The Illinois Congressional Redistricting Case
Franklin L. Burdette
American Political Science Review, 1946, vol. 40, issue 5, 958-962
Abstract:
Unsuccessful as plaintiffs and appellees in a prayer for relief under the Federal Declaratory Judgment Act of 1934, as amended, from the effects of the inequitable and outmoded act of Illinois of 1901 creating the present Congressional districts, Kenneth W. Colegrove (who in other capacities is chairman of the department of political science at Northwestern University and secretary-treasurer of the American Political Science Association), Peter J. Chamales, attorney, and Kenneth C. Sears, professor of law at the University of Chicago, have nevertheless received from the District Court and from the Supreme Court encouraging dicta and dissent which foreshadow new developments in election law.The legislature of Illinois has repeatedly refused to redistrict the state for Congressional representation, despite grave and increasing population shifts.
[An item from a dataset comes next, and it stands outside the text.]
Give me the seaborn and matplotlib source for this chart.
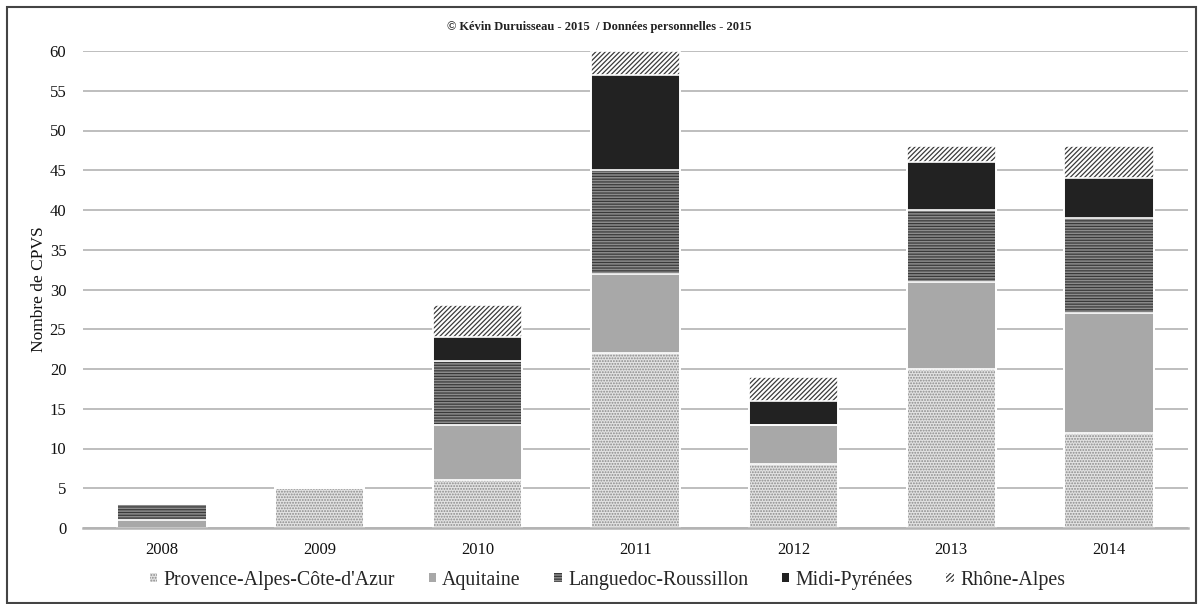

A new but inequitable Congressional redistricting act, passed by the General Assembly in 1931, was declared unconstitutional by the state supreme court because it violated federal law and the provision of the Illinois constitution requiring that “all elections shall be free and equal.” Ten years later, when a similar attack was made on the long-standing and much more discriminatory act of 1901, the Illinois supreme court took an opposite view, declaring that the constitutional section is addressed primarily to the legislature and that to argue for a requirement, in all cases, that districts be equal in population “is to assert a millennium which cannot be reached.”